Non-small-cell lung cancer (NSCLC) is a leading cause of cancer death worldwide. Small-molecule inhibitors that target epidermal growth factor receptor (EGFR) have shown some clinical success; however, mutations in KRAS , which are detected in 20–30% of NSCLC adenocarcinomas, render these therapeutics mostly ineffective. Two reports in Nature now demonstrate that nuclear factor-κB (NF-κB) signalling is essential for the survival of cancer cells with mutations in KRAS, revealing a potential new pathway for therapeutic intervention.

In addition to mutations in KRAS, loss of p53 activity is a frequent event in NSCLCs. Constitutively active KRASG12D was previously shown to stimulate the NF-κB pathway, whereas wild-type p53 antagonizes NF-κB activity. Jacks and colleagues found that localization of the NF-κB subunit p65 (also known as RELA) in mouse embryonic fibroblasts was not affected by either expression of KRASG12D or loss of p53. However, expression of KRASG12D and concomitant loss of p53 caused p65 to accumulate in the nucleus.

Tumour cells from mice that expressed KRASG12D and lacked p53 (KP mice) exhibited high levels of NF-κB DNA-binding activity; similar observations were made with human NSCLC cell lines. Blocking NF-κB pathway activation through the expression of a dominant-negative mutant of NF-κB inhibitor-α (IκBα; also known as NFKBIA), or knockdown of either p65 or the NF-κB pathway protein NEMO (also known as IKBKG), induced apoptosis in KP cells, but not wild-type cells. These data reveal that the canonical NF-κB pathway is important for the survival of lung cancers with mutations in KRAS and TP53 (which encodes p53). Indeed, the dominant-negative IκBα mutant blocked tumour formation and attenuated the growth of established tumours in KP mice.

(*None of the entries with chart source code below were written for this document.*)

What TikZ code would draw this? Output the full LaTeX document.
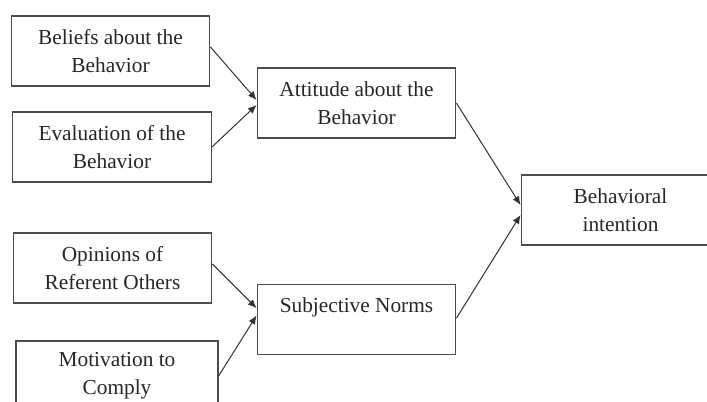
\documentclass[tikz,border=0pt]{standalone}
\usepackage{fontspec}
\setmainfont{Liberation Serif}
\usetikzlibrary{arrows.meta}
\begin{document}
\begin{tikzpicture}[x=0.75pt,y=-0.75pt,
  box/.style={draw=black!70, line width=0.9pt, minimum width=149pt, minimum height=52.5pt,
    inner sep=0pt, align=center, text=black!85,
    font=\fontsize{16}{21}\selectfont},
  conn/.style={draw=black!80, line width=0.75pt, -{Latex[length=6.5pt,width=5.5pt]}}]
\useasboundingbox (0,0) rectangle (707,401);
\clip (0,0) rectangle (707,401);
\node[box] (bel) at (110.5,51) {Beliefs about the\\Behavior};
\node[box] (eva) at (112,147) {Evaluation of the\\Behavior};
\node[box] (opi) at (112.5,268) {Opinions of\\Referent Others};
\node[box, minimum width=151.5pt] (mot) at (117,376) {Motivation to\\Comply};
\node[box] (att) at (356.5,103) {Attitude about the\\Behavior};
\node[box] (sub) at (356.5,319.5) {Subjective Norms\\\mbox{}};
\node[box] (beh) at (620.5,210) {Behavioral\\intention};
\draw[conn] ([yshift=3pt]bel.east) -- ([yshift=2.25pt]att.west);
\draw[conn] (eva.east) -- ([yshift=-1.5pt]att.west);
\draw[conn] ([yshift=3pt]opi.east) -- ([yshift=8.5pt]sub.west);
\draw[conn] (mot.east) -- ([yshift=3pt]sub.west);
\draw[conn] (att.east) -- ([yshift=3.75pt]beh.west);
\draw[conn] ([yshift=1pt]sub.east) -- ([yshift=-3.75pt]beh.west);
\end{tikzpicture}
\end{document}
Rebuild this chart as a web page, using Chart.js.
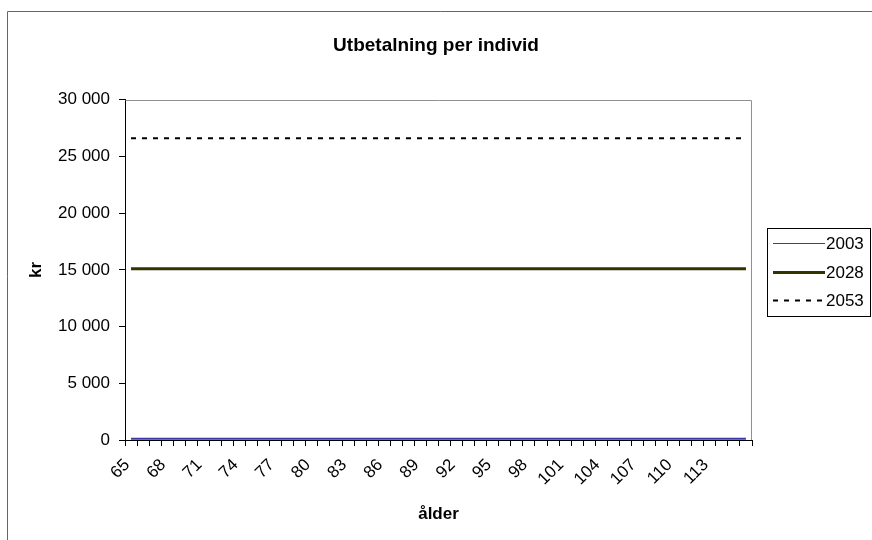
<!DOCTYPE html>
<html>
<head>
<meta charset="utf-8">
<script src="https://cdn.jsdelivr.net/npm/chart.js@4"></script>
<style>
  body { margin: 0; background: #fff; }
  canvas { display: block; }
</style>
</head>
<body>
<canvas id="myChart" width="872" height="540"></canvas>
<script>
const ages = ['65','66','67','68','69','70','71','72','73','74','75','76','77','78','79','80','81','82','83','84','85','86','87','88','89','90','91','92','93','94','95','96','97','98','99','100','101','102','103','104','105','106','107','108','109','110','111','112','113','114','115','116']
const s2003 = [120,120,120,120,120,120,120,120,120,120,120,120,120,120,120,120,120,120,120,120,120,120,120,120,120,120,120,120,120,120,120,120,120,120,120,120,120,120,120,120,120,120,120,120,120,120,120,120,120,120,120,120]
const s2028 = [15100,15100,15100,15100,15100,15100,15100,15100,15100,15100,15100,15100,15100,15100,15100,15100,15100,15100,15100,15100,15100,15100,15100,15100,15100,15100,15100,15100,15100,15100,15100,15100,15100,15100,15100,15100,15100,15100,15100,15100,15100,15100,15100,15100,15100,15100,15100,15100,15100,15100,15100,15100]
const s2053 = [26600,26600,26600,26600,26600,26600,26600,26600,26600,26600,26600,26600,26600,26600,26600,26600,26600,26600,26600,26600,26600,26600,26600,26600,26600,26600,26600,26600,26600,26600,26600,26600,26600,26600,26600,26600,26600,26600,26600,26600,26600,26600,26600,26600,26600,26600,26600,26600,26600,26600,26600,26600]
const seriesNames = ['2003', '2028', '2053']
const yTicks = [0, 5000, 10000, 15000, 20000, 25000, 30000]

const FONT = 'Arial, "Liberation Sans", sans-serif'

const fmt = (v) => String(v).replace(/\B(?=(\d{3})+(?!\d))/g, ' ')

// frame, plot border and legend box like the old Excel chart
const excelLook = {
    id: 'excelLook',
    afterDraw(chart) {
        const ctx = chart.ctx
        const a = chart.chartArea
        ctx.save()
        // outer chart frame
        ctx.strokeStyle = '#666'
        ctx.lineWidth = 1
        ctx.beginPath()
        ctx.moveTo(7.5, 545)
        ctx.lineTo(7.5, 11.5)
        ctx.lineTo(880, 11.5)
        ctx.stroke()
        // plot area top + right
        ctx.strokeStyle = '#909090'
        ctx.beginPath()
        ctx.moveTo(Math.round(a.left) + 0.5, Math.round(a.top) + 0.5)
        ctx.lineTo(Math.round(a.right) - 0.5, Math.round(a.top) + 0.5)
        ctx.lineTo(Math.round(a.right) - 0.5, Math.round(a.bottom))
        ctx.stroke()
        // legend
        ctx.strokeStyle = '#000'
        ctx.strokeRect(767.5, 228.5, 103, 88)
        ctx.font = '17px ' + FONT
        ctx.fillStyle = '#000'
        ctx.textBaseline = 'middle'
        const ys = [243, 272, 300]
        chart.data.datasets.forEach((ds, i) => {
            ctx.beginPath()
            ctx.strokeStyle = ds.borderColor
            ctx.lineWidth = i === 0 ? 1 : ds.borderWidth
            ctx.setLineDash(ds.borderDash || [])
            ctx.moveTo(773, ys[i] + 0.5)
            ctx.lineTo(825, ys[i] + 0.5)
            ctx.stroke()
            ctx.setLineDash([])
            ctx.fillText(ds.label, 826, ys[i] + 1)
        })
        ctx.restore()
    }
}

const ctx = document.getElementById('myChart')
new Chart(ctx, {
    type: 'line',
    data: {
        labels: ages,
        datasets: [
            { label: seriesNames[0], data: s2003, borderColor: '#3a3aa6', borderWidth: 2, pointRadius: 0, tension: 0 },
            { label: seriesNames[1], data: s2028, borderColor: '#333300', borderWidth: 3, pointRadius: 0, tension: 0 },
            { label: seriesNames[2], data: s2053, borderColor: '#000000', borderWidth: 2, borderDash: [5, 6], pointRadius: 0, tension: 0 }
        ]
    },
    options: {
        responsive: false,
        animation: false,
        devicePixelRatio: 1,
        layout: { padding: 0 },
        plugins: {
            legend: { display: false },
            tooltip: { enabled: false },
            title: {
                display: true,
                text: 'Utbetalning per individ',
                color: '#000',
                font: { family: FONT, size: 19, weight: 'bold', lineHeight: 1.2 },
                padding: { top: 34, bottom: 43 }
            }
        },
        scales: {
            x: {
                offset: true,
                grid: { display: true, offset: true, drawOnChartArea: false, drawTicks: true, tickLength: 6, color: '#000' },
                border: { display: true, color: '#000', width: 1 },
                ticks: {
                    autoSkip: false,
                    maxRotation: 45,
                    minRotation: 45,
                    padding: 9,
                    labelOffset: -4,
                    color: '#000',
                    font: { family: FONT, size: 17 },
                    // every third age, the last one is left out like in the original
                    callback: function (val, i) { return (i % 3 === 0 && i < ages.length - 1) ? ages[i] : '' }
                },
                title: {
                    display: true,
                    text: 'ålder',
                    color: '#000',
                    font: { family: FONT, size: 17, weight: 'bold', lineHeight: 1.2 },
                    padding: { top: 0, bottom: 15 }
                },
                afterFit: (scale) => { scale.height = 100 }
            },
            y: {
                min: 0,
                max: 30000,
                afterBuildTicks: (scale) => { scale.ticks = yTicks.map(v => ({ value: v })) },
                grid: { display: true, drawOnChartArea: false, drawTicks: true, tickLength: 6, color: '#000' },
                border: { display: true, color: '#000', width: 1 },
                ticks: {
                    padding: 9,
                    color: '#000',
                    font: { family: FONT, size: 17 },
                    callback: (v) => fmt(v)
                },
                title: {
                    display: true,
                    text: 'kr',
                    color: '#000',
                    font: { family: FONT, size: 17, weight: 'bold', lineHeight: 1.2 },
                    padding: { top: 26, bottom: 0 }
                },
                afterFit: (scale) => { scale.width = 125 }
            },
            yRight: {
                position: 'right',
                display: true,
                grid: { display: false },
                border: { display: false },
                ticks: { display: false },
                afterFit: (scale) => { scale.width = 120 }
            }
        }
    },
    plugins: [excelLook]
})
</script>
</body>
</html>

A crucial role for NF-κB in cancers that express mutant KRAS was also observed by Hahn and colleagues. The authors found that TANK-binding kinase 1 (TBK1; a non-canonical IκB kinase) was required for the survival of human cancer cells that express mutant KRAS, as suppression of TBK1 induced apoptosis in these cells. Consistent with previous observations, the selective inhibition of the Ras effector RALB also induced death in KRAS-mutant cells.

Gene expression analyses revealed that the KRAS-mutant lung cancers show evidence of Ras and NF-κB pathway activation. Indeed, the levels of NFKBIA and the NF-κB precursor NFKB1 were reduced in KRAS-mutant cells, which were restored by the suppression of TBK1. Additional experiments found that mutant KRAS and TBK1 were required for the nuclear accumulation of the NF-κB subunit REL, as well as the expression of the anti-apoptotic protein BCL-XL. Therefore, oncogenic KRAS activates RALB–TBK1 signalling to induce activation of NF-κB and promote cancer cell survival.

Together, the studies from Jacks and colleagues and Hahn and colleagues suggest that the inhibition of the NF-κB pathway might be an effective strategy for treating lung adenocarcinomas that have mutations in KRAS and p53, as well as other cancers that express constitutively active KRAS.